How Lululemon Gained Significant Market Share Last Quarter

This top performing athletic wear brand knows how to keep customers and employees very satisfied.

This article originally appears on The Motley Fool, written by John Ballard

Despite missing analysts’ consensus revenue and earnings estimates for the fiscal first quarter, Lululemon Athletica (NASDAQ:LULU) stock is still sitting near an all-time high at $303 at the time of this writing. That’s even with the shares fetching a high price-to-earnings ratio of 68.

The growth in Lululemon’s direct-to-consumer (DTC) business last quarter likely explains why. Digital revenue accelerated to 70% on a constant-currency basis and made up most of Lululemon’s business last quarter. 

Most importantly, Lululemon gained market share in the athletic apparel industry. During the call, CEO Calvin McDonald said, “We saw one of our largest quarterly gains in market share in recent years, according to NPD data.”

Here’s how Lululemon pulled it off.

“Science of Feel” is working for Lululemon

Demand was broad-based across core and new products. Lululemon saw healthy demand specifically within its Swiftly and Align collections, and for new products made with Everlux fabric, such as the Wunder Train and Invigorate bottoms. 

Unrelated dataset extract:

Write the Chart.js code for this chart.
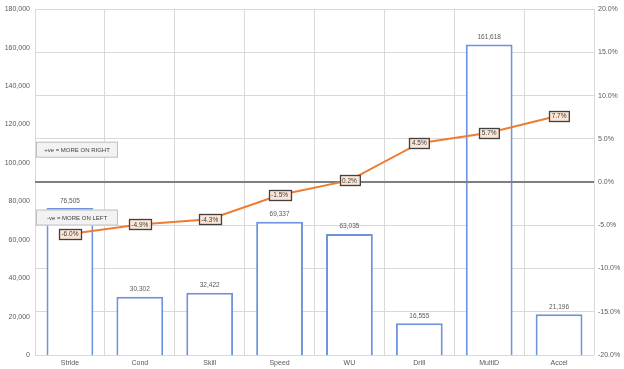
<!DOCTYPE html>
<html>
<head>
<meta charset="utf-8">
<script src="https://cdn.jsdelivr.net/npm/chart.js@4"></script>
<style>
  html, body { margin: 0; padding: 0; background: #ffffff; }
  #wrap { width: 624px; height: 369px; position: relative; }
</style>
</head>
<body>
<div id="wrap"><canvas id="c" width="624" height="369"></canvas></div>
<script>
const categories = ["Stride", "Cond", "Skill", "Speed", "WU", "Drill", "MultiD", "Accel"];
const barValues = [76505, 30302, 32422, 69337, 63035, 16555, 161618, 21196];
const linePercents = [-6.0, -4.9, -4.3, -1.5, 0.2, 4.5, 5.7, 7.7];
const notes = ["+ve = MORE ON RIGHT", "-ve = MORE ON LEFT"];
const noteValues = [3.75, -4.1]; // percent position (right axis) of the note boxes' centers

const FONT = "'Liberation Sans', Arial, sans-serif";
const TICK_COLOR = '#595959';

const fmtNum = v => v.toLocaleString('en-US');
const fmtPct = v => v.toFixed(1) + '%';

const overlayPlugin = {
  id: 'overlay',
  afterDatasetDraw(chart, args) {
    const ctx = chart.ctx;
    const area = chart.chartArea;
    if (args.meta.type === 'bar') {
      const yR = chart.scales.yR;
      const y0 = yR.getPixelForValue(0);
      ctx.save();
      ctx.strokeStyle = '#7f7f7f';
      ctx.lineWidth = 2;
      ctx.beginPath();
      ctx.moveTo(area.left, y0);
      ctx.lineTo(area.right, y0);
      ctx.stroke();
      ctx.font = '6.5px ' + FONT;
      ctx.fillStyle = TICK_COLOR;
      ctx.textAlign = 'center';
      ctx.textBaseline = 'bottom';
      args.meta.data.forEach((el, i) => {
        ctx.fillText(fmtNum(barValues[i]), el.x, el.y - 4);
      });
      ctx.font = '6px ' + FONT;
      notes.forEach((t, i) => {
        const cy = yR.getPixelForValue(noteValues[i]);
        const x = area.left + 1, w = 82, h = 16;
        ctx.fillStyle = '#f2f2f2';
        ctx.fillRect(x, cy - h / 2, w, h);
        ctx.strokeStyle = '#bfbfbf';
        ctx.lineWidth = 1;
        ctx.strokeRect(x + 0.5, cy - h / 2 + 0.5, w - 1, h - 1);
        ctx.fillStyle = '#404040';
        ctx.textAlign = 'center';
        ctx.textBaseline = 'middle';
        ctx.fillText(t, x + w / 2, cy + 0.5);
      });
      ctx.restore();
    }
  },
  afterDatasetsDraw(chart) {
    const ctx = chart.ctx;
    const meta = chart.getDatasetMeta(0);
    ctx.save();
    ctx.font = '6.5px ' + FONT;
    ctx.textAlign = 'center';
    ctx.textBaseline = 'middle';
    meta.data.forEach((el, i) => {
      const t = fmtPct(linePercents[i]);
      const w = ctx.measureText(t).width + 5;
      const h = 10;
      const x = Math.round(el.x - w / 2) + 0.5;
      const y = Math.round(el.y - h / 2) + 0.5;
      ctx.fillStyle = '#fbe5d6';
      ctx.fillRect(x, y, w, h);
      ctx.strokeStyle = '#404040';
      ctx.lineWidth = 1.3;
      ctx.strokeRect(x, y, w, h);
      ctx.fillStyle = '#404040';
      ctx.fillText(t, el.x, el.y + 0.5);
    });
    ctx.restore();
  }
};

new Chart(document.getElementById('c'), {
  data: {
    labels: categories,
    datasets: [
      {
        type: 'line',
        data: linePercents,
        yAxisID: 'yR',
        borderColor: '#ed7d31',
        borderWidth: 2,
        pointRadius: 0,
        tension: 0,
        order: 0
      },
      {
        type: 'bar',
        data: barValues,
        yAxisID: 'yL',
        backgroundColor: '#ffffff',
        borderColor: '#7094dc',
        borderWidth: 2,
        categoryPercentage: 0.67,
        barPercentage: 1.0,
        order: 1
      }
    ]
  },
  options: {
    responsive: false,
    animation: false,
    layout: { padding: { top: 7, left: 0, right: 0, bottom: 0 } },
    plugins: { legend: { display: false }, tooltip: { enabled: false } },
    scales: {
      x: {
        offset: true,
        grid: { color: '#d9d9d9', offset: true, drawTicks: false },
        border: { display: false },
        ticks: { color: TICK_COLOR, font: { family: FONT, size: 7 }, padding: 4, maxRotation: 0 },
        afterFit(s) { s.height = 14; }
      },
      yL: {
        position: 'left',
        min: 0, max: 180000,
        grid: { display: false, drawTicks: false },
        border: { display: false },
        ticks: { stepSize: 20000, color: TICK_COLOR, font: { family: FONT, size: 7 }, padding: 5, callback: v => fmtNum(v) },
        afterFit(s) { s.width = 35; }
      },
      yR: {
        position: 'right',
        min: -20, max: 20,
        grid: { color: '#d9d9d9', drawTicks: false },
        border: { display: false },
        ticks: { stepSize: 5, color: TICK_COLOR, font: { family: FONT, size: 7 }, padding: 4, callback: v => fmtPct(v) },
        afterFit(s) { s.width = 30; }
      }
    }
  },
  plugins: [overlayPlugin]
});
</script>
</body>
</html>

“We continue to leverage our Science of Feel product platform to solve guests’ unmet needs and fuel our future growth,” Chief Product Officer Sun Choe said. “We brought new innovations into our assortment in Q1 and I’m excited with what we have on tap for the coming months and quarters.” 

Overall, e-commerce comps accelerated from 41% in the busy holiday quarter to 70% in the fiscal first quarter. Looking more granularly at the data, management disclosed that e-commerce traffic increased 40% and conversion was up 25%, which means that not only were more people visiting the website and mobile app, but they were spending more, too. 

“Traffic was driven by channel shift coupled with investments in digital marketing and conversion, driven by guest response to our products and the investments we have made in our global digital platforms to improve guest experience,” Senior Vice President Meghan Frank said.

International growth

One of the key reasons to consider Lululemon stock for the long haul is its international growth opportunity. International revenue has been growing much faster than revenue in North America, nearly doubling over the last three years to reach $475 million in fiscal 2019.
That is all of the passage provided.